Disini pada kita lihat dalam daerah tertentu, termasuk salah satunya didaerah tempat tinngal saya khususnya di daerah Pasaman, Kecamatan Pasaman, Kabupaten Pasaman Barat, para orang tua umumnya banyak melakukan pengorbanan demi pendidikan anak-anaknya agar bisa bersekolah. Pengorbaban tersebut salah satunya yang sering saya lihat adalah dengan cara menggadaikan sawahnya atau menggadaikan lahan pertanian lainnya. Mengapa harus sawah yang digadaikan? Karena pada umumnya didaerah Pasaman masyarakatnya adalah bermata pencaharian petani. Maka para orang tua harus melakuakan penggadain syariah menurut islam. Penggadaian syariah pun sangat berguna bagi orang tua yg sangat kesulitan dalam hal membiayai kebutuhan sekolah anak, ini tidak main -main. Penggadaian ini mempunyai perhitungan yg sangat beda dengan penggadaian konvensional terutama dalam administrasi dan bunga bila belum bayar lunas/perpanjangan waktu .Karena masalah pendidikan adalah tanggung jawab orang tua secara mutlak, namun kenyataan biaya yang harus dikeluarkan sangat tinggi bahkan di luar income yang diterima, pegadaian memberi bantuan tapi kalau ada pembebanan biaya adm yang lainya sah sekalipun kurang etis, karena telah tersa terbantu, asalkan tidak melebihi kuota bunga bank konvensional atau bahkan ada kecendrungan bunga berbunga. Tapi, didaerah saya lebih banyak menggadaikan sawahnya. Disini penulis akan membahas tentang apakah penggadaian syariah itu menurut islam.
BAB II
PEMBAHASAN
Sepintas terlihat bahwa kegiatan yang dilakukan oleh Perum Pegadaian adalah memberikan pertolongan kepada mereka-mereka yang mengalami kesulitan keuangan untuk menyekolahkan anak-anaknya. Tujuan utama dari didirikannya Perum Pegadaian adalah untuk melakukan kegiatan usaha berupa penyediaan fasilitas pinjaman dengan sistem gadai, yang terutamanya ditujukan bagi masyarakat golongan menengah kebawah agar terhindar dari praktek pinjaman uang dengan bunga yang tidak wajar.

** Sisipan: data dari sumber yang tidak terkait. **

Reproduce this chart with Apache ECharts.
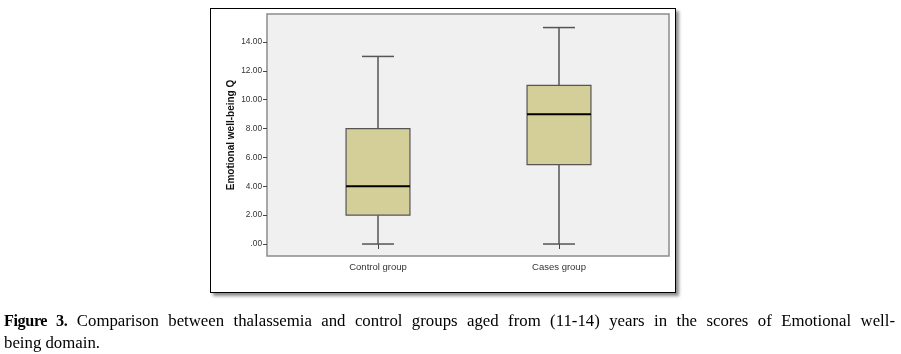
<!DOCTYPE html>
<html>
<head>
<meta charset="utf-8">
<script src="https://cdn.jsdelivr.net/npm/echarts@6/dist/echarts.min.js"></script>
<style>
  html, body { margin:0; padding:0; background:#fff; width:901px; height:354px; overflow:hidden; }
  #frame { position:absolute; left:210px; top:8px; width:464px; height:283px; border:1.5px solid #000; background:#fff; box-shadow:3px 3px 3px rgba(0,0,0,0.45); }
  #chart { position:absolute; left:0; top:0; width:901px; height:354px; }
  #caption { position:absolute; left:4px; top:310px; width:891px; font-family:"Liberation Serif","Times New Roman",serif; font-size:16.8px; line-height:21px; color:#000; }
  #caption b { font-size:16.2px; letter-spacing:-0.4px; }
  #caption .l1 { text-align:justify; text-align-last:justify; white-space:nowrap; }
</style>
</head>
<body>
<div id="frame"></div>
<div id="chart"></div>
<div id="caption">
  <div class="l1"><b>Figure 3.</b> Comparison between thalassemia and control groups aged from (11-14) years in the scores of Emotional well-</div>
  <div>being domain.</div>
</div>
<script>
const categories = ['Control group', 'Cases group'];
const mins    = [0, 0];
const q1s     = [2, 5.5];
const medians = [4, 9];
const q3s     = [8, 11];
const maxs    = [13, 15];
const yTicks  = [0, 2, 4, 6, 8, 10, 12, 14];
const yMin = -0.83, yMax = 15.94;

const data = categories.map((c, i) => [i, mins[i], q1s[i], medians[i], q3s[i], maxs[i]]);

const chart = echarts.init(document.getElementById('chart'), null, { renderer: 'canvas' });
const labelFont = '"Liberation Sans", Arial, sans-serif';

chart.setOption({
  backgroundColor: 'transparent',
  animation: false,
  grid: [
    { left: 267, top: 14, width: 402, height: 242, show: true, backgroundColor: '#f0f0f0', borderColor: '#8c8c8c', borderWidth: 1.5 },
    { left: 287.5, top: 14, width: 362, height: 242, show: false }
  ],
  xAxis: [
    { gridIndex: 0, type: 'value', show: false, min: 0, max: 1 },
    { gridIndex: 1, type: 'category', data: categories,
      axisLine: { show: false },
      axisTick: { show: true, alignWithLabel: true, length: 5, lineStyle: { color: '#444', width: 1 } },
      axisLabel: { fontSize: 9.5, color: '#333', fontFamily: labelFont, margin: 6 } }
  ],
  yAxis: [
    { gridIndex: 0, type: 'value', min: yMin, max: yMax,
      name: 'Emotional well-being Q', nameLocation: 'middle', nameGap: 31,
      nameTextStyle: { fontFamily: '"Liberation Sans Narrow", "Arial Narrow", "Liberation Sans", sans-serif', fontWeight: 'bold', fontSize: 10, color: '#111' },
      axisLine: { show: false },
      splitLine: { show: false },
      axisTick: { show: true, length: 4, customValues: yTicks, lineStyle: { color: '#444', width: 1 } },
      axisLabel: { customValues: yTicks, fontSize: 8.3, color: '#333', fontFamily: labelFont, margin: 5,
        formatter: v => v === 0 ? '.00' : v.toFixed(2) } },
    { gridIndex: 1, type: 'value', min: yMin, max: yMax, show: false }
  ],
  series: [{
    type: 'custom',
    xAxisIndex: 1, yAxisIndex: 1,
    data: data,
    renderItem: function (params, api) {
      const xi = api.value(0);
      const band = api.size([1, 0])[0];
      const bw = band * 0.353;
      const cw = bw / 2;
      const pMin = api.coord([xi, api.value(1)]);
      const pQ1 = api.coord([xi, api.value(2)]);
      const pMed = api.coord([xi, api.value(3)]);
      const pQ3 = api.coord([xi, api.value(4)]);
      const pMax = api.coord([xi, api.value(5)]);
      const cx = pMin[0];
      const wStyle = { stroke: '#555', lineWidth: 1.5 };
      return {
        type: 'group',
        children: [
          { type: 'line', shape: { x1: cx, y1: pQ1[1], x2: cx, y2: pMin[1] }, style: wStyle },
          { type: 'line', shape: { x1: cx, y1: pQ3[1], x2: cx, y2: pMax[1] }, style: wStyle },
          { type: 'line', shape: { x1: cx - cw / 2, y1: pMin[1], x2: cx + cw / 2, y2: pMin[1] }, style: wStyle },
          { type: 'line', shape: { x1: cx - cw / 2, y1: pMax[1], x2: cx + cw / 2, y2: pMax[1] }, style: wStyle },
          { type: 'rect', shape: { x: cx - bw / 2, y: pQ3[1], width: bw, height: pQ1[1] - pQ3[1] },
            style: { fill: '#d4cf98', stroke: '#555', lineWidth: 1.2 } },
          { type: 'line', shape: { x1: cx - bw / 2, y1: pMed[1], x2: cx + bw / 2, y2: pMed[1] },
            style: { stroke: '#000', lineWidth: 2 } }
        ]
      };
    }
  }]
});
</script>
</body>
</html>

Disini akan dibahas penggadaian menurut syariat islam, diantaranya adalah:
1. Cara mengatasi kesulitan keuangan yang dihadapi
2. Cara proses pelaksanaan pegadaian yang baik menurut syariah islam
3. Pendapat penulis tentang pegadaian
Sebelum kita masuk kedalam pembahasan tersebut, marilah kita lihat dulu apakah itu pegadaian? Pegadaian dalam Fiqh Islam dikenal istilah rahn atau gadai. Pegadaian merupakan sebuah lembaga keuangan formal yang bertugas menyalurkan pembiayaan dengan bentuk pemberian uang pinjaman kepada masyarakat yang membutuhkan. Pada kenyataannya lembaga pegadaian di Indonesia dewasa ini belum terlepas dari berbagai persoalan. Sedangkan tujuan utama dari didirikannya Perum Pegadaian adalah untuk melakukan kegiatan usaha berupa penyediaan fasilitas pinjaman dengan sistem gadai, yang terutamanya ditujukan bagi masyarakat golongan menengah kebawah agar terhindar dari praktek pinjaman uang dengan bunga yang tidak wajar.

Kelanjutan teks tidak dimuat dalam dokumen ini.